The Marvel Saga sets out to summarise the key events in the history of the Marvel universe, showing how they fit together and illustrating them with panels from the original stories. After a few pages of introduction the series pretty much begins with the origin of the Fantastic Four and works from there through the early years of the Silver Age up until the revival of Captain America, explaining characters' back stories when they become relevant. This prevents the series from being bogged down in all the legends of Greece and Scandinavia and other material only relevant to a few, and instead allows a broad range of heroes from the outset. Unfortunately the habit of introducing the backstory only when significant characters debut can disrupt the flow of retelling an individual adventure, such as when the history of Odin is given in one go midway through the story of Thor's first battle with Zarrko the Tomorrow Man. It also means that the Golden Age of the 1940s isn't presented in a narrative order. It's always been somewhat ambiguous just how canonical the Timely and Atlas comics are in the Marvel universe and no answer is given.

What is clearer is the placement of events relative to each other. Thus Spider-Man's origin, which includes weeks of fame, is spread out and other adventures such as the origin and early battles of the Hulk and the Fantastic Four's first encounters with both Namor the Sub-Mariner and Doctor Doom take place between the radioactive spider's bite and the final showdown in the warehouse. A lot of fans have long taken to trying to work out the exact order in which stories take place, and even what order they should read and perhaps their entire collections in, and this is surely the ultimate realisation of such a chronology. But this doesn't just include the earliest issues themselves but also later revelations and retcons such as including much of Professor Xavier's history and the origins of the individual X-Men or including with Iron Man's origin his escape from the Vietnamese jungle and first meeting with James "Rhodey" Rhodes or showing Thor's youth and punishment by Odin at the point when Donald Blake is introduced into the history. This means the series doesn't leave latter-day readers in confusion as they try to reconcile the current state of affairs with the somewhat different status quo in the earliest days. Sometimes later retellings of origins are used as the source of panels and this is particular useful over cliffhangers as it allows alternate art to depict the reprises.
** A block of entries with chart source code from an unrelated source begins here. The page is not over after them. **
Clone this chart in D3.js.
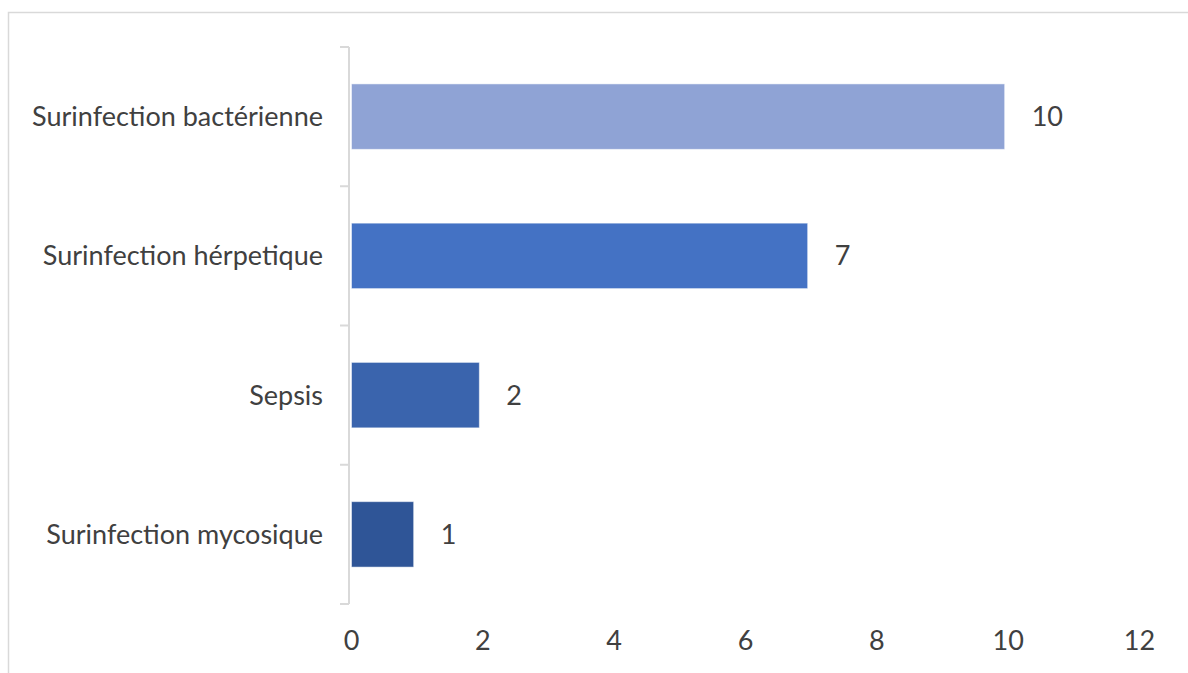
<!DOCTYPE html>
<html>
<head>
<meta charset="utf-8">
<script src="https://cdn.jsdelivr.net/npm/d3@7"></script>
<style>
  html, body { margin: 0; padding: 0; background: #fff; }
  svg { display: block; }
  text { font-family: Lato, "Open Sans", sans-serif; fill: #404040; }
</style>
</head>
<body>
<svg id="chart" width="1188" height="673"></svg>
<script>
// Complications infectieuses (effectifs)
const categories = ["Surinfection bactérienne", "Surinfection hérpetique", "Sepsis", "Surinfection mycosique"];
const counts = [10, 7, 2, 1];
const barColors = ["#8FA3D5", "#4472C4", "#3A64AD", "#2F5597"];
const xTicks = [0, 2, 4, 6, 8, 10, 12];

const fontSize = 27;
const svg = d3.select("#chart");

// chart area frame
svg.append("rect")
  .attr("x", 8.5).attr("y", 12.5)
  .attr("width", 1200).attr("height", 700)
  .attr("fill", "none").attr("stroke", "#d9d9d9").attr("stroke-width", 1.5);

const plot = { left: 348, right: 1136, top: 47, bottom: 604 };

const x = d3.scaleLinear().domain([0, 12]).range([plot.left, plot.right]);
const y = d3.scaleBand().domain(categories).range([plot.top, plot.bottom])
  .paddingInner(0.53).paddingOuter(0.265);
const axisX = x(0) + 1;
const barStart = x(0) + 3.5;

// bars
svg.append("g").selectAll("rect")
  .data(categories)
  .join("rect")
  .attr("x", barStart)
  .attr("y", d => y(d))
  .attr("width", (d, i) => x(counts[i]) - barStart)
  .attr("height", y.bandwidth())
  .attr("fill", (d, i) => barColors[i])
  .attr("stroke", "#ffffff").attr("stroke-opacity", 0.5).attr("stroke-width", 1);

// value labels
svg.append("g").selectAll("text")
  .data(categories)
  .join("text")
  .attr("x", (d, i) => x(counts[i]) + 27)
  .attr("y", d => y(d) + y.bandwidth() / 2)
  .attr("dy", "0.35em")
  .attr("font-size", fontSize)
  .text((d, i) => counts[i]);

// category axis with tick marks between bands
const boundaries = d3.range(categories.length + 1).map(i => plot.top + i * (plot.bottom - plot.top) / categories.length);
const axisG = svg.append("g");
axisG.append("line")
  .attr("x1", axisX).attr("x2", axisX)
  .attr("y1", plot.top).attr("y2", plot.bottom)
  .attr("stroke", "#d9d9d9").attr("stroke-width", 2);
axisG.selectAll("line.tick")
  .data(boundaries)
  .join("line")
  .attr("class", "tick")
  .attr("x1", axisX - 9).attr("x2", axisX)
  .attr("y1", d => d).attr("y2", d => d)
  .attr("stroke", "#d9d9d9").attr("stroke-width", 2);

axisG.selectAll("text")
  .data(categories)
  .join("text")
  .attr("x", 323)
  .attr("y", d => y(d) + y.bandwidth() / 2)
  .attr("dy", "0.35em")
  .attr("text-anchor", "end")
  .attr("font-size", fontSize)
  .text(d => d);

// value axis labels (no line)
const xAxis = d3.axisBottom(x).tickValues(xTicks).tickSize(0).tickPadding(0);
const xg = svg.append("g").attr("transform", `translate(3,${631})`).call(xAxis);
xg.select(".domain").remove();
xg.selectAll("text")
  .attr("font-size", fontSize)
  .attr("font-family", "Lato, 'Open Sans', sans-serif")
  .attr("fill", "#404040");
</script>
</body>
</html>
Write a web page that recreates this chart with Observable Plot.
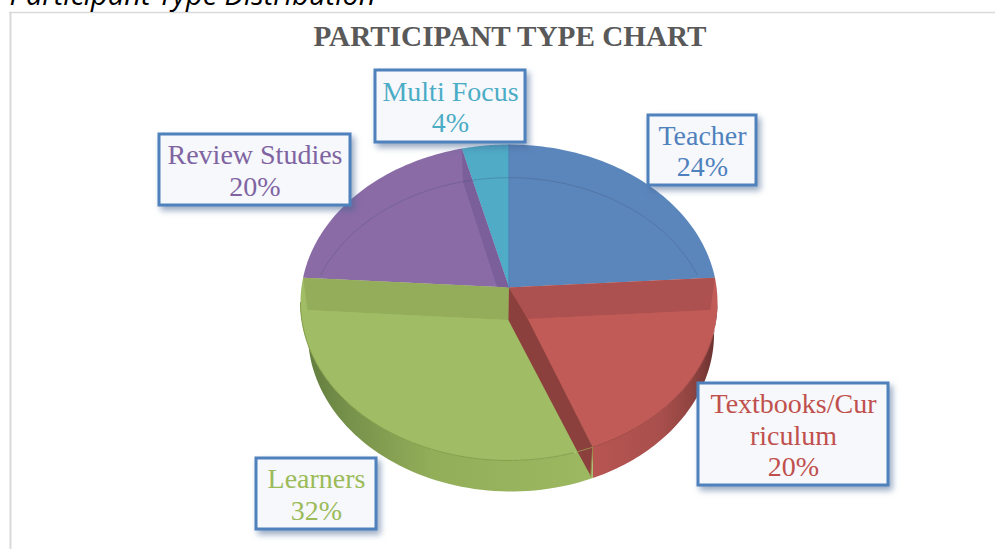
<!DOCTYPE html>
<html>
<head>
<meta charset="utf-8">
<script src="https://cdn.jsdelivr.net/npm/d3@7"></script>
<script src="https://cdn.jsdelivr.net/npm/@observablehq/plot@0.6"></script>
<style>
html,body{margin:0;padding:0;background:#fff;overflow:hidden}
svg{display:block}
g[aria-label="rect"] rect{filter:drop-shadow(3px 4px 3px rgba(70,100,145,.55))}
</style>
</head>
<body>
<div id="chart"></div>
<script>
// ---- data ----
const categories = ["Teacher", "Textbooks/Curriculum", "Learners", "Review Studies", "Multi Focus"];
const shares = [24, 20, 32, 20, 4];
const labelNames = ["Teacher", "Textbooks/Cur\nriculum", "Learners", "Review Studies", "Multi Focus"];
const sliceColors = ["#5b86bc", "#c05b57", "#a0bc64", "#8a6ba6", "#4fabc6"];
const labelColors = ["#4f81bd", "#c0504d", "#9bbb59", "#8064a2", "#4bacc6"];
const title = "PARTICIPANT TYPE CHART";
const heading = "Participant Type Distribution";

// ---- layout: label boxes in page pixels [left, top, right, bottom] ----
const labelBoxes = [
  [648, 115, 756, 185],
  [698, 383, 888, 485],
  [256, 458, 376, 529],
  [159, 134, 350, 205],
  [375, 70, 525, 142]
];

// ---- pie geometry: the scales map the unit disc to the page ----
const xRange = [300, 717], yRange = [460, 144];
const px2x = d3.scaleLinear(xRange, [-1, 1]);
const px2y = d3.scaleLinear(yRange, [-1, 1]);
const tilt = 0.095;        // perspective shift of the pie's centre
const rimDrop = 0.196;     // thickness of the disc
const lowWidth = 0.974;    // the disc's lower outline is a little narrower
const lowShift = 0.0096;   // and sits a little to the right
const recess = 0.2;        // drop of the sunken faces

const total = d3.sum(shares);
const edges = d3.cumsum(shares).map(v => v / total * 2 * Math.PI);
const starts = [0, ...edges.slice(0, -1)];

// perspective projection of an angle on the unit circle
function persp(t, r = 1) {
  const u = r * Math.sin(t), v = r * Math.cos(t), w = 1 + tilt * v;
  return [u * Math.sqrt(1 - tilt * tilt) / w, (v + tilt) / w];
}
const apex = persp(0, 0);
function sector(a, b) {
  const pts = [apex];
  for (let i = 0; i <= 60; i++) pts.push(persp(a + (b - a) * i / 60));
  return pts;
}
const ell = th => [Math.sin(th), Math.cos(th)];
const arc = (a, b) => d3.range(0, 61).map(i => ell(a + (b - a) * i / 60));
const clampUnit = v => Math.max(-1, Math.min(1, v));
function sideBand(a, b) {
  const top = arc(a, b);
  const lowA = Math.PI - Math.asin(clampUnit((Math.sin(a) - lowShift) / lowWidth));
  const lowB = Math.PI - Math.asin(clampUnit((Math.sin(b) - lowShift) / lowWidth));
  const low = d3.range(0, 61).map(i => {
    const th = lowA + (lowB - lowA) * i / 60;
    return [lowShift + lowWidth * Math.sin(th), Math.cos(th) - rimDrop];
  });
  return [...top, ...low.reverse()];
}
// recessed ring: a shifted ellipse, cut by the disc outline
const ringC = -0.18, ringR = 0.97;
const ring = th => [ringR * Math.sin(th), ringC + ringR * Math.cos(th)];
const cut = p => { const n = Math.hypot(p[0], p[1]); return n > 1 ? [p[0] / n, p[1] / n] : p; };
const corner = t => { const p = persp(t); return [p[0] * 0.978, p[1] - recess - 0.005]; };
const ringAngle = p => Math.atan2(p[0] / ringR, (p[1] - ringC) / ringR);
const norm = a => a < 0 ? a + 2 * Math.PI : a;
function innerArc(a, b, stopX, dir) {
  const pts = [];
  for (let i = 0; i <= 120; i++) {
    const p = cut(ring(a + (b - a) * i / 120));
    if (dir * (p[0] - stopX) >= 0) pts.push(p);
  }
  return pts;
}
function onDisc(x) { return [x, -Math.sqrt(1 - x * x)]; }

const tRedStart = edges[0], tRedEnd = edges[1], tGreenEnd = edges[2], tPurpleEnd = edges[3];
const redOuter = persp(tRedEnd);
const redCorner = corner(tRedStart), greenCorner = corner(tGreenEnd);
const apexRed = [apex[0] + 0.09, apex[1] - recess];
const apexGreen = [apex[0] - 0.003, apex[1] - recess - 0.005];
const greenTip = onDisc(redOuter[0] - 0.0735);
const thSplit = Math.PI - Math.asin(redOuter[0]);

const redFace = [apexRed, ...innerArc(ringAngle(redCorner), Math.PI, redOuter[0], 1), redOuter];
const greenFace = [apexGreen, greenTip,
  ...innerArc(Math.PI, norm(ringAngle(greenCorner)), -2, 1).filter(p => p[0] < greenTip[0])];
const redBand = [apex, persp(tRedStart), redCorner, apexRed];
const greenBand = [apex, persp(tGreenEnd), greenCorner, apexGreen];
const wallFoot = [redOuter[0] - 0.01, onDisc(redOuter[0])[1] - rimDrop + 0.013];
const wall = [apex, apexRed, redOuter, wallFoot, greenTip, apexGreen];
const purpleEdge = persp(tPurpleEnd);
const purpleWall = [purpleEdge, apex, [apex[0] - 0.058, apex[1] + 0.006], [purpleEdge[0] + 0.006, purpleEdge[1] - 0.21]];

const ringLine = d3.range(0, 121).map(i => {
  const a = norm(ringAngle(greenCorner)) - 2 * Math.PI, b = ringAngle(redCorner);
  return ring(a + (b - a) * i / 120);
}).filter(p => p[1] >= 0.155);

const shapes = [
  {pts: sideBand(Math.PI / 2, thSplit), fill: "url(#sideRed)"},
  {pts: sideBand(thSplit, 1.5 * Math.PI), fill: "url(#sideGreen)"},
  ...shares.map((s, i) => ({pts: sector(starts[i], edges[i]), fill: sliceColors[i]})),
  {pts: redBand, fill: "#ad5150"},
  {pts: greenBand, fill: "#94ad5a"},
  {pts: redFace, fill: sliceColors[1]},
  {pts: greenFace, fill: sliceColors[2]},
  {pts: wall, fill: "#8b403d"},
  {pts: purpleWall, fill: "#7a5f9b"}
];

const gradients = () => {
  const defs = d3.create("svg:g");
  const d = defs.append("defs");
  const add = (id, stops) => {
    const g = d.append("linearGradient").attr("id", id);
    stops.forEach(([o, c]) => g.append("stop").attr("offset", o).attr("stop-color", c));
  };
  add("sideGreen", [[0, "#5f7a3c"], [0.16, "#76914a"], [0.45, "#93ae59"], [1, "#9cb860"]]);
  add("sideRed", [[0, "#b85552"], [0.55, "#a84f4c"], [0.8, "#8f4340"], [1, "#66302e"]]);
  return defs.node();
};

const marks = [
  gradients,
  // page frame and cut-off heading above it
  Plot.ruleX([px2x(10)], {y1: px2y(549), y2: px2y(12), stroke: "#d9d9d9", strokeWidth: 2}),
  Plot.ruleY([px2y(12)], {x1: px2x(9), x2: px2x(995), stroke: "#d9d9d9", strokeWidth: 1.5}),
  Plot.text([heading], {
    x: px2x(9), y: px2y(4), text: d => d, textAnchor: "start", lineAnchor: "bottom",
    fontFamily: "'Open Sans'", fontStyle: "italic", fontSize: 29, fill: "#000"
  }),
  Plot.text([title], {
    x: px2x(509.5), y: px2y(36), text: d => d, fontFamily: "'Liberation Serif'", fontWeight: "bold",
    fontSize: 29.2, fill: "#595959"
  }),
  ...shapes.map(s => Plot.line(s.pts, {x: d => d[0], y: d => d[1], fill: s.fill, stroke: "none"})),
  Plot.line(ringLine, {x: d => d[0], y: d => d[1], stroke: "#3d4a6b", strokeOpacity: 0.28, strokeWidth: 1}),
  // thin edges: front of the faces, slice borders
  Plot.line(arc(thSplit, 1.5 * Math.PI).filter(p => p[0] < greenTip[0] + 0.001), {x: d => d[0], y: d => d[1], stroke: "#869f4c", strokeWidth: 1}),
  Plot.line(arc(Math.PI / 2, thSplit).filter(p => p[1] < -0.2), {x: d => d[0], y: d => d[1], stroke: "#a24a47", strokeWidth: 1}),
  Plot.line([greenTip, redOuter, wallFoot], {x: d => d[0], y: d => d[1], stroke: "#9a8a4a", strokeWidth: 1}),
  Plot.line([apex, persp(0)], {x: d => d[0], y: d => d[1], stroke: "#4f7fb5", strokeWidth: 1}),
  Plot.rect(labelBoxes, {
    x1: d => px2x(d[0]), x2: d => px2x(d[2]), y1: d => px2y(d[1]), y2: d => px2y(d[3]),
    fill: "#f6f8fb", stroke: "#4f81bd", strokeWidth: 3
  }),
  ...categories.map((c, i) => {
    const b = labelBoxes[i];
    return Plot.text([`${labelNames[i]}\n${shares[i]}%`], {
      x: px2x((b[0] + b[2]) / 2), y: px2y((b[1] + b[3]) / 2), text: d => d,
      fontFamily: "'Liberation Serif'", fontSize: 28, lineHeight: 1.12, fill: labelColors[i]
    });
  })
];

const chart = Plot.plot({
  width: 995, height: 549,
  marginTop: 0, marginRight: 0, marginBottom: 0, marginLeft: 0,
  style: {background: "#fff", overflow: "hidden"},
  x: {domain: [-1, 1], range: xRange, axis: null},
  y: {domain: [-1, 1], range: yRange, axis: null},
  marks
});
document.getElementById("chart").append(chart);
</script>
</body>
</html>
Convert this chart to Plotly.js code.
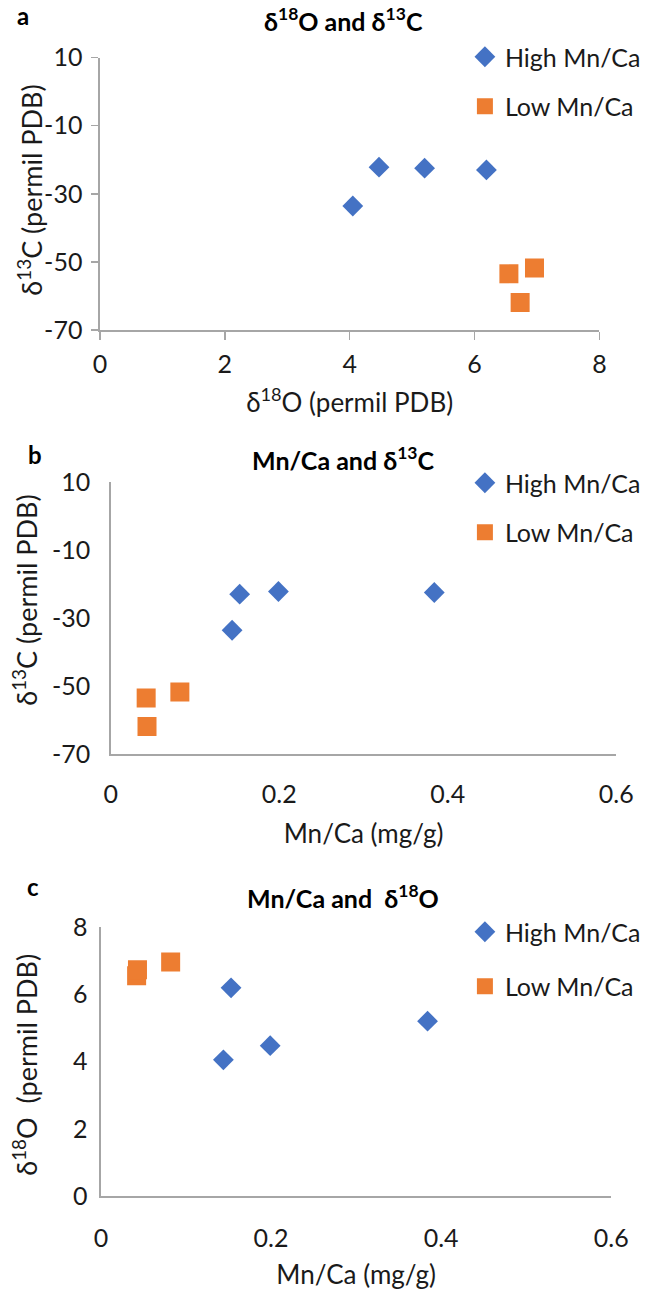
<!DOCTYPE html>
<html>
<head>
<meta charset="utf-8">
<script src="https://cdn.plot.ly/plotly-3.0.1.min.js"></script>
<style>html,body{margin:0;padding:0;background:#fff;}</style>
</head>
<body>
<div id="chart" style="width:646px;height:1290px;"></div>
<script>
// ---- data ----
const seriesNames = ['High Mn/Ca', 'Low Mn/Ca'];
const highD18O = [4.05, 4.47, 5.20, 6.19];
const highD13C = [-33.6, -22.2, -22.5, -23.0];
const highMnCa = [0.144, 0.199, 0.384, 0.153];
const lowD18O = [6.55, 6.96, 6.73];
const lowD13C = [-53.5, -51.8, -61.9];
const lowMnCa = [0.042, 0.082, 0.043];

const panelLetters = ['a', 'b', 'c'];
const panelTitles = ['δ<sup>18</sup>O and δ<sup>13</sup>C', 'Mn/Ca and δ<sup>13</sup>C', 'Mn/Ca and  δ<sup>18</sup>O'];
const xTitles = ['δ<sup>18</sup>O (permil PDB)', 'Mn/Ca (mg/g)', 'Mn/Ca (mg/g)'];
const yTitles = ['δ<sup>13</sup>C (permil PDB)', 'δ<sup>13</sup>C (permil PDB)', 'δ<sup>18</sup>O  (permil PDB)'];
const xTicksA = [0, 2, 4, 6, 8];
const xTicksBC = [0, 0.2, 0.4, 0.6];
const yTicksAB = [-70, -50, -30, -10, 10];
const yTicksC = [0, 2, 4, 6, 8];

// ---- styling ----
const W = 646, H = 1290;
const FONT = 'Lato, "Open Sans", sans-serif';
const BLUE = '#4472C4', ORANGE = '#ED7D31';
const AXIS = '#A6A6A6';
const px = v => v / W;
const py = v => 1 - v / H;

const xData = [[highD18O, lowD18O], [highMnCa, lowMnCa], [highMnCa, lowMnCa]];
const yData = [[highD13C, lowD13C], [highD13C, lowD13C], [highD18O, lowD18O]];
const legendIds = ['legend', 'legend2', 'legend3'];
const axIds = ['', '2', '3'];

const traces = [];
for (let p = 0; p < 3; p++) {
  for (let s = 0; s < 2; s++) {
    traces.push({
      type: 'scatter', mode: 'markers',
      x: xData[p][s], y: yData[p][s],
      name: seriesNames[s],
      xaxis: 'x' + axIds[p], yaxis: 'y' + axIds[p],
      legend: legendIds[p], legendgroup: 'g' + p + s,
      marker: s === 0
        ? {symbol: 'diamond', size: 16, color: BLUE}
        : {symbol: 'square', size: 19, color: ORANGE},
      hoverinfo: 'x+y'
    });
  }
}

// plot boxes in pixels: [x0, x1, yTop, yBottom]
const boxes = [[101, 606, 57.5, 330], [112, 623, 482, 754], [102, 618, 927, 1196]];
const xRanges = [[0, 8], [0, 0.6], [0, 0.6]];
const yRanges = [[-70, 10], [-70, 10], [0, 8]];
const xTv = [xTicksA, xTicksBC, xTicksBC];
const yTv = [yTicksAB, yTicksAB, yTicksC];
const xLabStand = [3, 17, 19];
const yLabStand = [4, 14, 7];
const xTitleStand = [17, 18, 23];

const layout = {
  width: W, height: H,
  margin: {l: 0, r: 0, t: 0, b: 0},
  paper_bgcolor: '#fff', plot_bgcolor: '#fff',
  font: {family: FONT, color: '#1a1a1a'},
  showlegend: true,
  annotations: []
};

for (let p = 0; p < 3; p++) {
  const b = boxes[p];
  const hasTicks = p === 0;
  layout['xaxis' + axIds[p]] = {
    domain: [px(b[0]), px(b[1])],
    anchor: 'y' + axIds[p],
    range: xRanges[p], tickvals: xTv[p], ticktext: xTv[p].map(String),
    showgrid: false, zeroline: false,
    showline: true, linecolor: AXIS, linewidth: 1.5,
    ticks: hasTicks ? 'outside' : '', ticklen: 8, tickwidth: 1.5, tickcolor: AXIS,
    ticklabelstandoff: xLabStand[p],
    tickfont: {size: 25, family: FONT, color: '#1a1a1a'},
    title: {text: xTitles[p], font: {size: 26, family: FONT, color: '#1a1a1a'}, standoff: xTitleStand[p]},
    automargin: false, fixedrange: true
  };
  layout['yaxis' + axIds[p]] = {
    domain: [py(b[3]), py(b[2])],
    anchor: 'x' + axIds[p],
    range: yRanges[p], tickvals: yTv[p], ticktext: yTv[p].map(String),
    showgrid: false, zeroline: false,
    showline: true, linecolor: AXIS, linewidth: 1.5,
    ticks: hasTicks ? 'outside' : '', ticklen: 7, tickwidth: 1.5, tickcolor: AXIS,
    ticklabelstandoff: yLabStand[p],
    tickfont: {size: 25, family: FONT, color: '#1a1a1a'},
    automargin: false, fixedrange: true
  };
  const legTop = [34, 460, 909][p];
  layout[legendIds[p]] = {
    x: px(470), y: py(legTop), xanchor: 'left', yanchor: 'top',
    font: {size: 25, family: FONT, color: '#1a1a1a'},
    traceorder: 'grouped', tracegroupgap: [14, 14, 19][p], itemsizing: 'trace',
    bgcolor: 'rgba(0,0,0,0)', borderwidth: 0
  };
}

const titleY = [19, 458, 896];
const letterY = [15, 455, 886];
const letterX = [23, 35, 33];
const yTitleX = [30, 25, 25];
const yTitleY = [190, 600, 1065];
for (let p = 0; p < 3; p++) {
  layout.annotations.push({
    xref: 'paper', yref: 'paper', x: px(347), y: py(titleY[p]),
    xanchor: 'center', yanchor: 'middle', showarrow: false,
    text: '<b>' + panelTitles[p] + '</b>',
    font: {size: 25, family: FONT, color: '#000'}
  });
  layout.annotations.push({
    xref: 'paper', yref: 'paper', x: px(letterX[p]), y: py(letterY[p]),
    xanchor: 'center', yanchor: 'middle', showarrow: false,
    text: '<b>' + panelLetters[p] + '</b>',
    font: {size: 24, family: FONT, color: '#000'}
  });
  layout.annotations.push({
    xref: 'paper', yref: 'paper', x: px(yTitleX[p]), y: py(yTitleY[p]),
    xanchor: 'center', yanchor: 'middle', showarrow: false, textangle: -90,
    text: yTitles[p],
    font: {size: 27, family: FONT, color: '#1a1a1a'}
  });
}

Plotly.newPlot('chart', traces, layout, {displayModeBar: false, staticPlot: true});
</script>
</body>
</html>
Early on the run it seemingly tries to summarise almost all of the adventures but it soon settled down and relegated many a lesser tale to a small text section entitled "The Continuity Corner" which puts issues in chronological order relative to one another. This most notably cuts down on a lot of adventures with obscure forgotten foes such as the Scarlet Beetle or the Acrobat and seems to hit the Ant-Man and Human Torch stories more than any other series.

Read all at once rather than over some two and a half years this series shows several common themes running rampant in the early Marvels. There seem to have been no end of obscure alien races visiting Earth in the early days of Marvel with most of the heroes encountering at least one. There was also no end of Communist enemies. When this series was first published in 1985-1987 the Cold War was still going on and it was just about credible (by the standards of the Silver Age) for there to have been so many Communist foes in then-recent history. But nowadays the Cold War finished over two decades ago and Marvel is more open about its floating timeline with the modern era of heroes starting anything from a decade to fifteen years ago. It's also surprising just how often the Fantastic Four fell out or how frequently the Thing regained his human form.

The saga is clearly aware of later stories as well which may have impacted the choices for inclusion such as showing the first battles with obscure foes like the Vanisher and Thug Thatcher. It also does its best to reconcile the early Silver Age adventures of Namor the Sub-Mariner and Captain America with what was revealed or restored to continuity later on, such as explaining why neither really recognises their old comrade in arms at first. The introduction of Captain America in issue #12 goes to some length to flesh out all his history prior to his release from the iceberg, with the various additions to the origin, the Invaders retcons and the immediate post war replacements all included in the details when the Avengers finally find him. Given his prominence on the cover of issue #1, reproduce as the volume's cover, it's interesting to speculate just how Wolverine's patchwork past would be handled.

Overall this first volume of The Marvel Saga is surprisingly fun and easy to read. The concept could risk excessive boredom whilst the widespread reprinting of even the more obscure parts of the Silver Age might have made it redundant for an audience who can easily access the original tales. But instead it offers its own distinct take on the events and makes an excellent effort to weave the tales together into a greater whole. The shared universe and overlapping characters was always a big part of Marvel's appeal and it's good to see this taken to the logical extent.